Rishi Sunak has set halving inflation by the end of the year as his top priority ahead of a likely general election in 2024.

But inflation has stayed stubbornly high, with the Consumer Prices Index (CPI) inflation remaining at 8.7% in May despite experts forecasting it would fall.

I’m going to make the decisions that are the right ones for the country

Prime Minister Rishi Sunak

Mr Sunak, speaking to broadcasters during a trip to Nottinghamshire on Monday, argued that, with inflation “higher than we’d like”, it was important to “make the right and responsible decisions on things like public sector pay”.

He said further walkouts being planned by junior doctors were “very disappointing” and claimed this would “make it harder” to bring down NHS waiting lists – another of his five key pledges to the electorate.

Junior doctors in England are due to stage a five-day strike next month as their row with the Government over pay and staffing rumbles on.

Mr Sunak, addressing the scheduled junior doctors’ industrial action, said: “It’s just going to make it harder to bring waiting lists down and I think people should recognise the economic context we’re in.

“I’m going to make the decisions that are the right ones for the country.

“That’s not always easy, people may not like that, but those are the right things for everybody that we get a grip of inflation.”

Earlier on Monday, social care minister Helen Whately refused to say whether the Government would accept pay review recommendations, saying only that it would “consider” any advice given.

On Sky News, the senior Conservative MP said she did not recognise a suggestion put to her that ministers had previously committed to abiding by the independent panels’ counsel, replying: “I don’t believe that is what we’ve always said.”

She added: “I can’t say here and now what the outcome of the whole process is going to be.

“We know we have a number one priority of bringing down inflation and actually the job in Government and of the Prime Minister is to make tough decisions.”

Pay review body recommendations are not legally binding on the Government and, although they are typically accepted, ministers can generally choose to reject or partially ignore the advice.

But this would be a controversial move after the Government defended last year’s below-inflation pay rises by saying it had followed the bodies’ advice.

It could further inflame ongoing disputes with unions and lead to more industrial action.

Kate Bell, assistant general secretary of the Trades Union Congress (TUC), said any decision to ignore pay review body advice would be “driven by politics, not economics”.

She said public sector wages had fallen “well behind inflation” and that there had been a “15-year wage squeeze where wages haven’t kept up with inflation”.

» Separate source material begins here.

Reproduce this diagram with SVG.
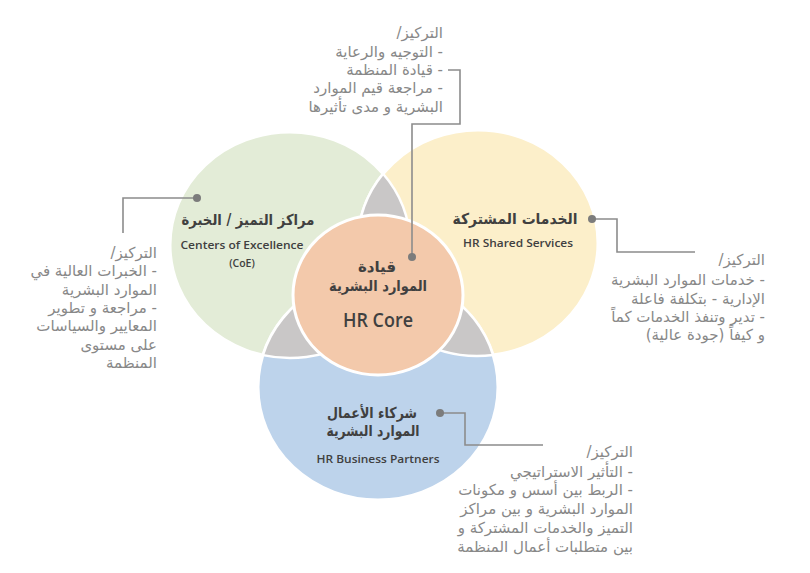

“We had the Government, back in the winter when they were refusing to negotiate with NHS workers — eventually, of course, they did come to the table — relying very heavily on the pay review bodies, saying we had to take into account this independent process,” she told BBC Radio 4’s Today programme.

“It is a bit rich to hear them now saying, ‘Well, we’re going to overturn those independent recommendations’ when we haven’t even seen them be published yet.”